▸ REQUIRED TASK
Reproduce the material below line by line, beginning with its first line and ending with the line that contains "import plotly.graph_objects as go"; leave out pictures.

----

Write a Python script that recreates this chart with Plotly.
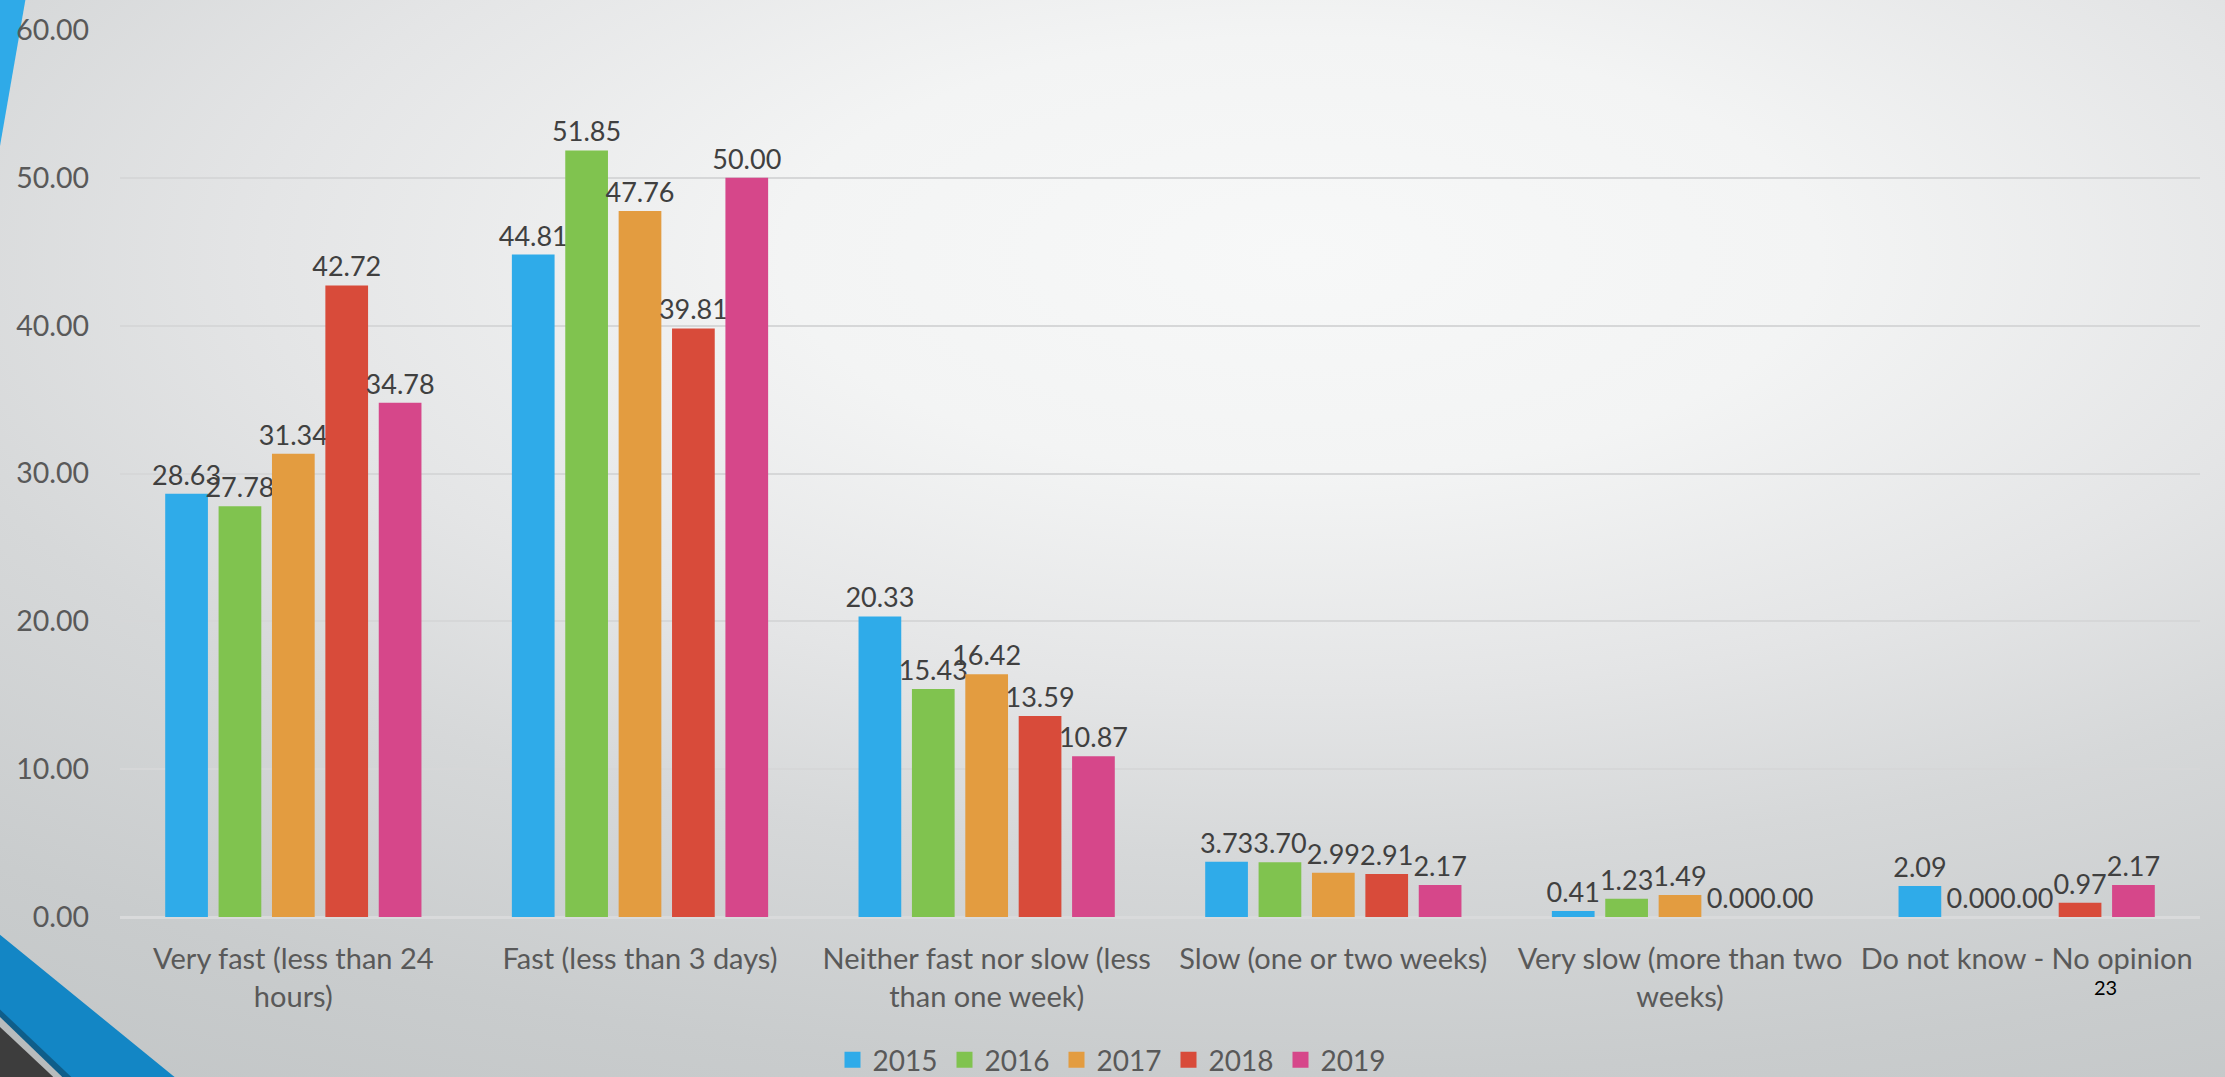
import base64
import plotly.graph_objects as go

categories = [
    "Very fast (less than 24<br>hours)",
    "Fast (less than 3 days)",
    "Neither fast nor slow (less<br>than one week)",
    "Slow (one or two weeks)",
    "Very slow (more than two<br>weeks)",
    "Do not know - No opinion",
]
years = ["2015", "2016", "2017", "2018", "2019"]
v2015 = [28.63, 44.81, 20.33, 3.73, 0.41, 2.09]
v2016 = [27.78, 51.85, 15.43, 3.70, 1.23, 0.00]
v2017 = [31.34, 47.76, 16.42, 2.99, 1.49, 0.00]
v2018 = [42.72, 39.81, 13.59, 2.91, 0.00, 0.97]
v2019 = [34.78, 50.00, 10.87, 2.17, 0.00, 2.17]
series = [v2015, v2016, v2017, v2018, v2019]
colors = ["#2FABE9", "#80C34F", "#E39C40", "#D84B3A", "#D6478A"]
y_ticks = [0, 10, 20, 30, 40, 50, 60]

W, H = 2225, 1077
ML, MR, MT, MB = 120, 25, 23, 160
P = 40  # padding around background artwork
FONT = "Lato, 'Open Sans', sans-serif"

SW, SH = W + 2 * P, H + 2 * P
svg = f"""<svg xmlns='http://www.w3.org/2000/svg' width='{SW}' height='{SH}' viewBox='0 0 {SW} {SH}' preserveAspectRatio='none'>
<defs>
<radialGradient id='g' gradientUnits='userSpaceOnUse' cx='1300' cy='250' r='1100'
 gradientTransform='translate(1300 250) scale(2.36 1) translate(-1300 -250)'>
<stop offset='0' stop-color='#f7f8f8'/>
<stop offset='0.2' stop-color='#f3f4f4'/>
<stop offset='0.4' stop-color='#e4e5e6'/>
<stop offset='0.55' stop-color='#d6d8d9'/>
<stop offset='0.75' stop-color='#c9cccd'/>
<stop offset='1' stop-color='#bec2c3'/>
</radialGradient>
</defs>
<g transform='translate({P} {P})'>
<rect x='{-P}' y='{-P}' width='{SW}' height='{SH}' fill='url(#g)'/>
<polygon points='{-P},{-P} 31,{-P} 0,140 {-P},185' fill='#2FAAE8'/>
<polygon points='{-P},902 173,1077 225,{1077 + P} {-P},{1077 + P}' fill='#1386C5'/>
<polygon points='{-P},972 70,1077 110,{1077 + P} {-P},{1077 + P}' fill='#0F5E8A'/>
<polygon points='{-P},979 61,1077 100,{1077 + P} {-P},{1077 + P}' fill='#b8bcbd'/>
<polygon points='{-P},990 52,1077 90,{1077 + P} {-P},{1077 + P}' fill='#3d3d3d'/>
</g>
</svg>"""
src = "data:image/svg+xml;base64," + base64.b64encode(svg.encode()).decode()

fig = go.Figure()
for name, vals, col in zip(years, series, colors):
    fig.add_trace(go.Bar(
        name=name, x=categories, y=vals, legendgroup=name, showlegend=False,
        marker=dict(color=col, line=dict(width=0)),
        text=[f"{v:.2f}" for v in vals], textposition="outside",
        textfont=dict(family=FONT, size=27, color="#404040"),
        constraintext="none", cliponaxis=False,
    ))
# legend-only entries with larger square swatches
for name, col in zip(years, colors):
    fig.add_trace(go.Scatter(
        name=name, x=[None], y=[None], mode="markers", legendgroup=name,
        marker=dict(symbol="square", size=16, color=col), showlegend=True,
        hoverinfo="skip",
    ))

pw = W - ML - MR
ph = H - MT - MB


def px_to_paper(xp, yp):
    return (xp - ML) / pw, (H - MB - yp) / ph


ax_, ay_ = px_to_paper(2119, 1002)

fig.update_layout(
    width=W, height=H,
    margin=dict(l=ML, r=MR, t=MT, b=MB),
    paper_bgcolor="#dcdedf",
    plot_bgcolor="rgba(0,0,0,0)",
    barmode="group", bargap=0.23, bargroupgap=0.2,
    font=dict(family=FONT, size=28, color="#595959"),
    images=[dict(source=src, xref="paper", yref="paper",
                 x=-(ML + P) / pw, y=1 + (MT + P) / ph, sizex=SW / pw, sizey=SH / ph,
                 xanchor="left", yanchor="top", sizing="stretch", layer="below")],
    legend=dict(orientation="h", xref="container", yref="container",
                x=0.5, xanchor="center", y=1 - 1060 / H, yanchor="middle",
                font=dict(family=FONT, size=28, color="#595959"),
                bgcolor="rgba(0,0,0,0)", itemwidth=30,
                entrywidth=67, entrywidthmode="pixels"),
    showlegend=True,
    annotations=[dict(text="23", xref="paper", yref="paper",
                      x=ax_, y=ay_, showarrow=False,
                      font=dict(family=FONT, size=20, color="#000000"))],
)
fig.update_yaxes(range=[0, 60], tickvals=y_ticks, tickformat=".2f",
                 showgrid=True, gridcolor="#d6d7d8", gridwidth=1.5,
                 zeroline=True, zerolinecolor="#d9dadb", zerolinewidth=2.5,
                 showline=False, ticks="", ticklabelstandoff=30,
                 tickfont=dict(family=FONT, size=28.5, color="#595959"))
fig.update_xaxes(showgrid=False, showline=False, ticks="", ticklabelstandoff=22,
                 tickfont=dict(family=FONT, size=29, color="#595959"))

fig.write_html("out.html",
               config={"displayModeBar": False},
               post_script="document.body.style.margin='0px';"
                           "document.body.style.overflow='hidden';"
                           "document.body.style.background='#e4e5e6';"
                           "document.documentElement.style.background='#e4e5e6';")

----

▸ OUTPUT FOR THIS TASK
Write a Python script that recreates this chart with Plotly.
import base64
import plotly.graph_objects as go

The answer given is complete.